A congressional probe has begun into the California high-speed rail project to determine whether its $3.9 billion in federal funding prevented work on other transportation projects. That seems self-evident. How can the same dollar be spent on two different things?

But the House Committee on Oversight and Government Reform also is probing the California High-Speed Rail Authority's business dealings, the Register reported Wednesday. Committee Chairman Darrell Issa wrote train authority Chairman Dan Richard, noting concerns about ridership estimates, route selection, conflicts of interest, weak oversight, mismanagement and whether the train's plans comply with what voters approved in 2008.

Mr. Richard agreed to cooperate, saying he did not believe there were conflicts of interest.

Rep. Issa, R-Vista, "asked current and former high-speed rail officials — including Orange County's Curt Pringle and Tom Umberg — to preserve documents, records and communications, which they may have to cough up in the future as the investigation progresses," the Register reported.

"California high-speed rail was sold to voters as a grand vision for tomorrow but in practice appears to be no different than countless other pork-barrel projects — driven more by political interests and consultant spending than valid cost-benefit analysis," Issa's prepared statement said.

Again, we find all this self-evident. We have written as much repeatedly since voters in 2008 approved $9.95 billion in general obligation bonds to pay for part of the project. Revealingly, the bonds cover a shrinking percentage, as train costs have escalated, at one point tripling the original estimate of $33 billion, and most recently being "reduced" to $68 billion, still double what voters were promised.
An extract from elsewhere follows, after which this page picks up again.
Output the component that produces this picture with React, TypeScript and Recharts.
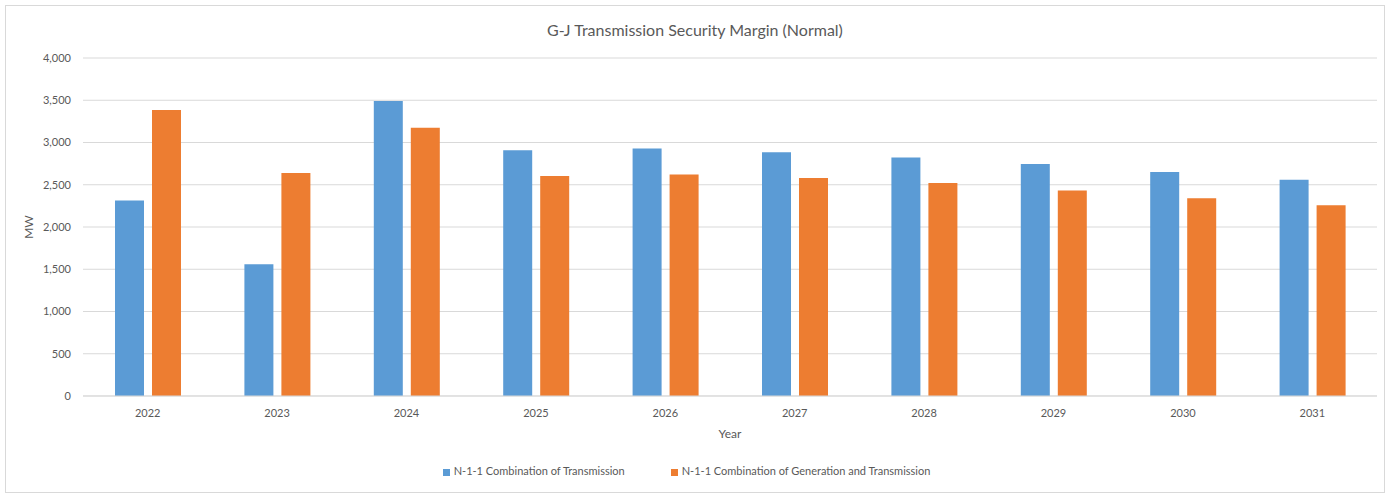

The Register's Editorial Board warned voters four years ago the train was a boondoggle. We cited a study by the Reason Foundation and Howard Jarvis Taxpayers Association that it would cost more than $100 billion. Since 2008, other studies have raised numerous questions about the project's viability. 

While not an inch of track has been laid, millions have been spent on consultants, promotion and on what seems a continually revised business plan, now in its fourth version. A condition of the federal funding is that construction begin this year in the sparsely populated Central Valley, something we consider foolish and politically motivated.